■ WRITTEN REQUEST
Copy out all the lines where "with" shows up.

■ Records
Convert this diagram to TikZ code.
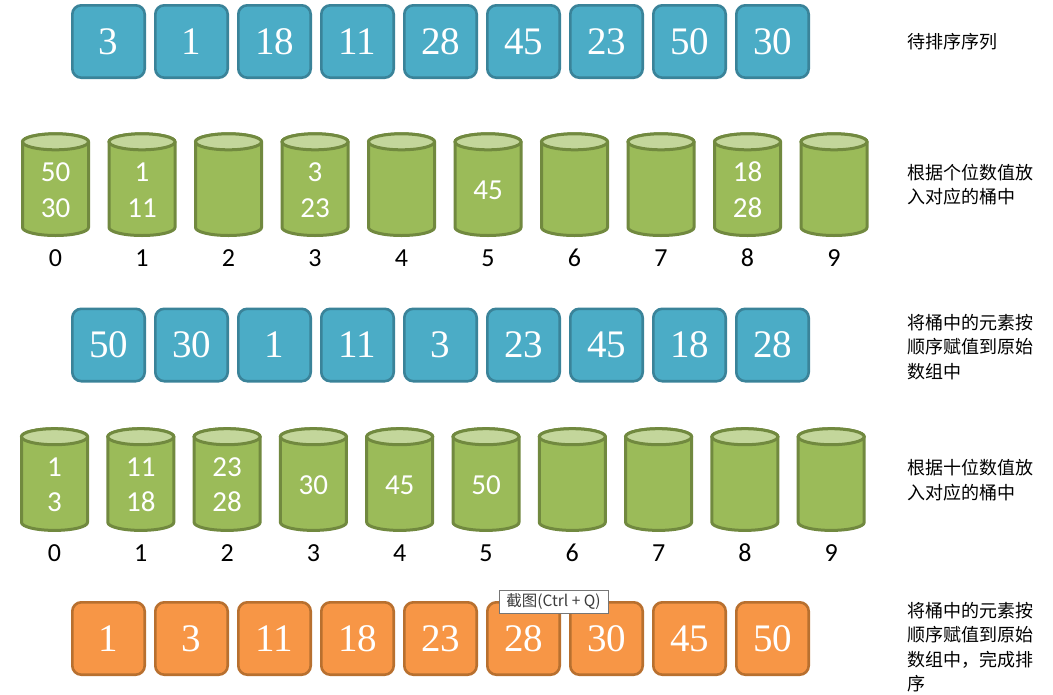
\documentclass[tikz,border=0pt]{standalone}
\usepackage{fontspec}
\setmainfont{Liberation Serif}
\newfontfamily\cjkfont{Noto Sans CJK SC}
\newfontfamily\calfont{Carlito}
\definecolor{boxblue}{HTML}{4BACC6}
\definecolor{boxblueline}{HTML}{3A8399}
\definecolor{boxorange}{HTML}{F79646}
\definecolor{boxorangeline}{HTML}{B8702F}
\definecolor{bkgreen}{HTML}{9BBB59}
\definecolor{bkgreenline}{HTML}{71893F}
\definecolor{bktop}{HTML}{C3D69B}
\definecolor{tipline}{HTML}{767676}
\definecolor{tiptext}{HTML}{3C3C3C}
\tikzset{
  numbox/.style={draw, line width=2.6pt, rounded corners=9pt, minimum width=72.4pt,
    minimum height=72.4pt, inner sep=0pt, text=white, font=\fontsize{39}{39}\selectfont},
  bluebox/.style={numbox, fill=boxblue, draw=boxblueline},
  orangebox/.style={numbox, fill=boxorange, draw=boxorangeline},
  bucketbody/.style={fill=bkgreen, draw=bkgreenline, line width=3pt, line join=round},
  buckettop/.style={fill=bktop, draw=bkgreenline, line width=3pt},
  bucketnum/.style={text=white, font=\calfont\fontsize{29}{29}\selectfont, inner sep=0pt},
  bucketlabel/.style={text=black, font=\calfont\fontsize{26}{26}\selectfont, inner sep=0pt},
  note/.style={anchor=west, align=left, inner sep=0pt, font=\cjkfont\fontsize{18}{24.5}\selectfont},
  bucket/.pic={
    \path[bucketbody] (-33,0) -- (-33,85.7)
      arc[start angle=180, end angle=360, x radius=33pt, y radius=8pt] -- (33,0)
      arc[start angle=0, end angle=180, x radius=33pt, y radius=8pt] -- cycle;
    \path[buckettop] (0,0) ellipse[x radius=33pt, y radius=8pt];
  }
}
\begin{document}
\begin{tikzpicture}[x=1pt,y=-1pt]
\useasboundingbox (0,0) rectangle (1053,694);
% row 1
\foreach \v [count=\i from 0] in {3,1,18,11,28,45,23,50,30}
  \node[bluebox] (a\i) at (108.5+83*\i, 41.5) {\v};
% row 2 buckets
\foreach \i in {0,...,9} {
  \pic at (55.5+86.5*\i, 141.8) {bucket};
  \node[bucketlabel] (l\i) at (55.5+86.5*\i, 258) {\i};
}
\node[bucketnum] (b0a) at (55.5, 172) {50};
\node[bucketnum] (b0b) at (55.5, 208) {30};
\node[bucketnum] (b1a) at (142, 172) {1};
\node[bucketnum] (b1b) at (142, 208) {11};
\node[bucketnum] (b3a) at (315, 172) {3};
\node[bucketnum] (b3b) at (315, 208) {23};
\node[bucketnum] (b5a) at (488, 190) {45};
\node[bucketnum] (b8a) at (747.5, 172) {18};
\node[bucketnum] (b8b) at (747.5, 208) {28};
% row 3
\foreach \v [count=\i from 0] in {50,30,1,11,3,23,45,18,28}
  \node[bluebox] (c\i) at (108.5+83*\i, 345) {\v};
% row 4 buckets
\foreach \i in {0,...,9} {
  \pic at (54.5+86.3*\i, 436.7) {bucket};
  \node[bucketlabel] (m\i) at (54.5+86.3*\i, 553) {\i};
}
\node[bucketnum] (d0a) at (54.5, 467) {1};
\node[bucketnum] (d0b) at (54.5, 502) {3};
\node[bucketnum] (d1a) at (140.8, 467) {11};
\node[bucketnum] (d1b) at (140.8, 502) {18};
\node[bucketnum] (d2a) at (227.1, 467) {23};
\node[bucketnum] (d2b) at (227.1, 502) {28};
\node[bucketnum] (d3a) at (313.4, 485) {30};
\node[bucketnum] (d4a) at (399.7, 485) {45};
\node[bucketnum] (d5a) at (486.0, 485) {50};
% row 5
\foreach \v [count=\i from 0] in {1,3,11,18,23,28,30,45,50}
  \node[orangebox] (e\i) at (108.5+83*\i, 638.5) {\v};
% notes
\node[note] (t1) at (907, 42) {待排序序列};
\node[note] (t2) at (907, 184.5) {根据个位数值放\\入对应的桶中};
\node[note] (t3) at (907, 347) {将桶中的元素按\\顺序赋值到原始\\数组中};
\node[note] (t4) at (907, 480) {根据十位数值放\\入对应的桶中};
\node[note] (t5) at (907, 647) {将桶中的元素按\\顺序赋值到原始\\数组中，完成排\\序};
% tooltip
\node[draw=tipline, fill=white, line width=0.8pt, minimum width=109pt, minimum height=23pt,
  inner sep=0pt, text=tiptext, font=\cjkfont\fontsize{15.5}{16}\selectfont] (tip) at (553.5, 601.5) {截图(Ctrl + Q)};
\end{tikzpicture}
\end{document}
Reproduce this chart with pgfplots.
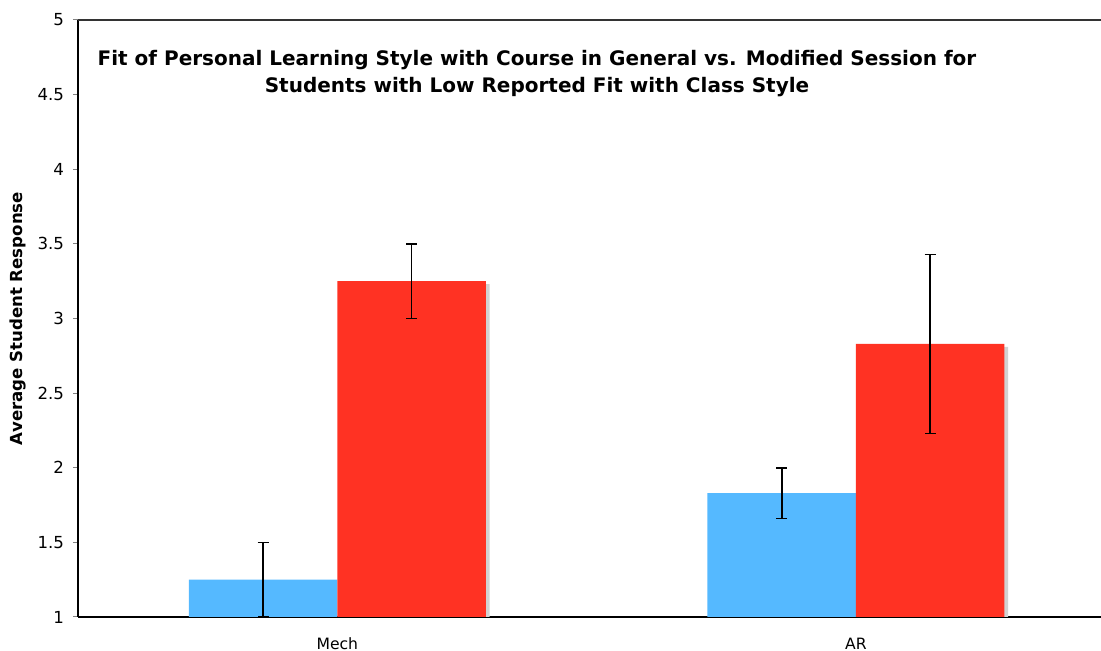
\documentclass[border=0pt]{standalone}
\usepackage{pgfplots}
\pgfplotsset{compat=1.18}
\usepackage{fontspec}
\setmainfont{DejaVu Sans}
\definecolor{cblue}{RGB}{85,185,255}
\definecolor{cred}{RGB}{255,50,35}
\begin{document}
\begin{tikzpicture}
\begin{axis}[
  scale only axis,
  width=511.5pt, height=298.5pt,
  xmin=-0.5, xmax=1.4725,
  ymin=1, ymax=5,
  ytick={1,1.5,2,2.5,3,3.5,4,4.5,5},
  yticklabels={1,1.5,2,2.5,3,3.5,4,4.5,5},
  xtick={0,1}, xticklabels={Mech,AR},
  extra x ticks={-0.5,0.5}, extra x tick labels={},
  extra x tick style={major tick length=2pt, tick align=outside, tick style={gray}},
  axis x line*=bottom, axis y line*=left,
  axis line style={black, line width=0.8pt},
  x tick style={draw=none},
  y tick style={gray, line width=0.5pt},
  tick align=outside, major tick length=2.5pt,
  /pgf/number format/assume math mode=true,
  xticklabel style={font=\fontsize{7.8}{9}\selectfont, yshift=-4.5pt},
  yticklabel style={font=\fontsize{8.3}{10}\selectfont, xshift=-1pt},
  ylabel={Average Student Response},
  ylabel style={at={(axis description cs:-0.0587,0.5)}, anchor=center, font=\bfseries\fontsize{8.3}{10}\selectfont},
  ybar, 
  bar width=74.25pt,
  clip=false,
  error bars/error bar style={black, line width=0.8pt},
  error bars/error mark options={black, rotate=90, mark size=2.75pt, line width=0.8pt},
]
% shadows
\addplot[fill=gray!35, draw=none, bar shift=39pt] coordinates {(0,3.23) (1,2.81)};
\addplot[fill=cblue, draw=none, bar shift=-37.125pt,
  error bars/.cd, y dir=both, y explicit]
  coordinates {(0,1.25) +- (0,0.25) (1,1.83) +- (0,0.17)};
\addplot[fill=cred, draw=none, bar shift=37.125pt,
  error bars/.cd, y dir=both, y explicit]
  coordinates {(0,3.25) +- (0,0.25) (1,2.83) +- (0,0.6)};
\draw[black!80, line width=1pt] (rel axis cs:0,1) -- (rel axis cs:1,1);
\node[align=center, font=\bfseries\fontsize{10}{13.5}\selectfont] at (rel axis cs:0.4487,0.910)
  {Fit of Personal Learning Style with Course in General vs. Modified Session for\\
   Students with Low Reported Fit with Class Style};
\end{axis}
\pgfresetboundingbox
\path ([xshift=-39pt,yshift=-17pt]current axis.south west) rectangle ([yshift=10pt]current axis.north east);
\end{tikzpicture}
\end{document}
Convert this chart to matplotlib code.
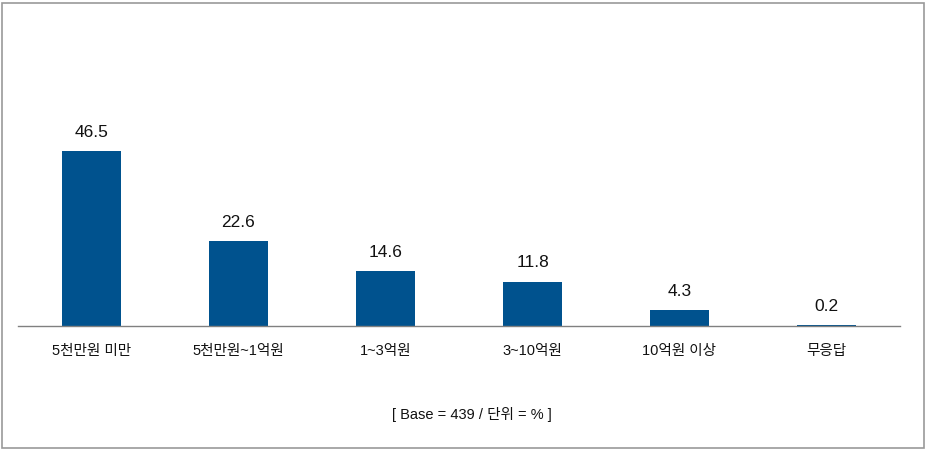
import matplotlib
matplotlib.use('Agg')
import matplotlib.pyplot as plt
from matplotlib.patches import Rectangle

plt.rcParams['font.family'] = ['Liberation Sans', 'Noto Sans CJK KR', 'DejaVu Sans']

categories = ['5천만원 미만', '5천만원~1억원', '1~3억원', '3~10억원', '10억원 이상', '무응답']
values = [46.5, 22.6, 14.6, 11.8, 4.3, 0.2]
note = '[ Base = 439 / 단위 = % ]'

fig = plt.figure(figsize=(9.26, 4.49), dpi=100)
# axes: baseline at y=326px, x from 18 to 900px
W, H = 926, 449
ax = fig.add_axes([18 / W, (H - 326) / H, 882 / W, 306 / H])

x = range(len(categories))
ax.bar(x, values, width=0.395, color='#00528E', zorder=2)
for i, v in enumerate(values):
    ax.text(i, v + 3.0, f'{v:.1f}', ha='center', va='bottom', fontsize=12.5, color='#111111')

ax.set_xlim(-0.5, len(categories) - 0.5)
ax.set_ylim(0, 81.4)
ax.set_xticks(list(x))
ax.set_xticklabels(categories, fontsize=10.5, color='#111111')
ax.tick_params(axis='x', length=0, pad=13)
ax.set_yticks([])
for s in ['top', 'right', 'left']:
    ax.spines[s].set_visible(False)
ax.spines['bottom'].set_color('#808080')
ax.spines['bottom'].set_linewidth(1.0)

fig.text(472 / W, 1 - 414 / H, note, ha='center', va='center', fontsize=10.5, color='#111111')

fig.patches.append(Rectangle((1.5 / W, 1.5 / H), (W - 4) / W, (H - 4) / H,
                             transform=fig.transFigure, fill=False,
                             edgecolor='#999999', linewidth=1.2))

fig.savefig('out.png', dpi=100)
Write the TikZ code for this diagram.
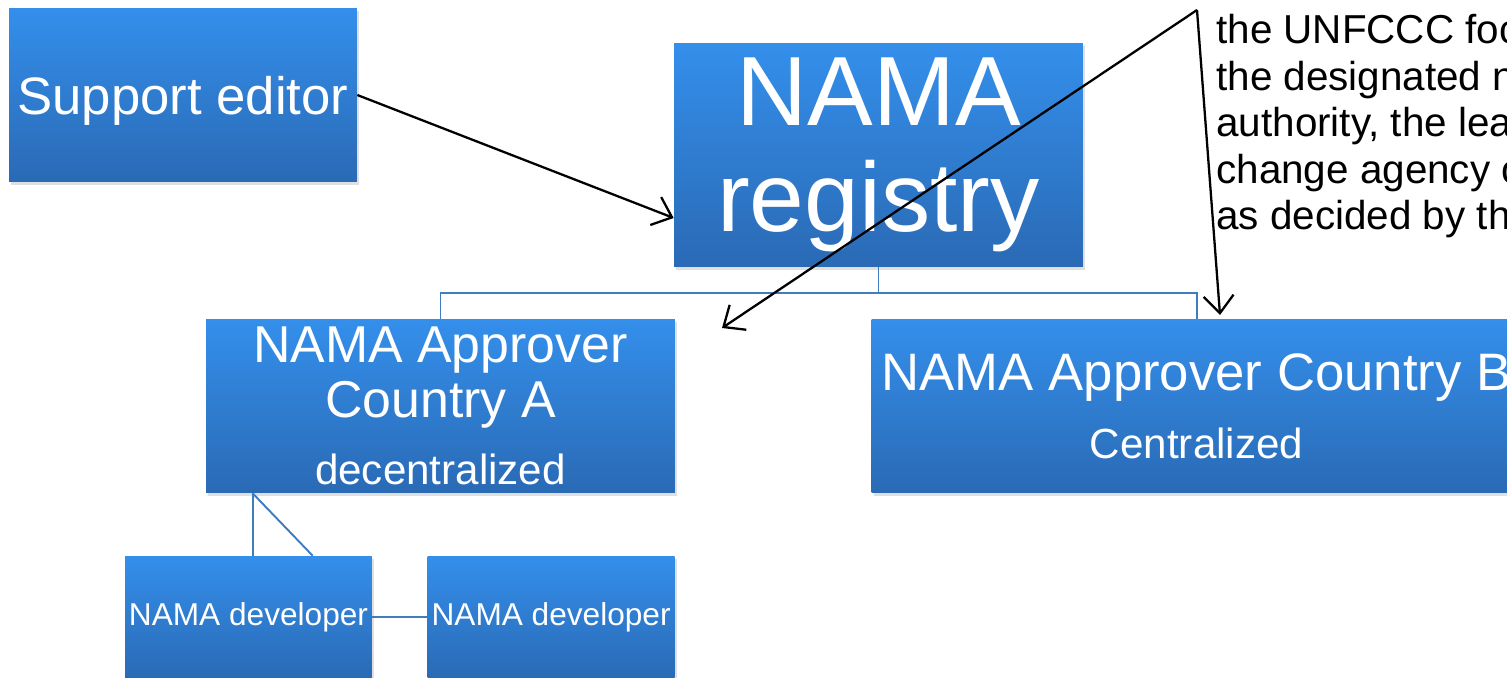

■ ANSWER TO THIS TASK
Reproduce this chart with pgfplots.
  {Fit of Personal Learning Style with Course in General vs. Modified Session for\\
   Students with Low Reported Fit with Class Style};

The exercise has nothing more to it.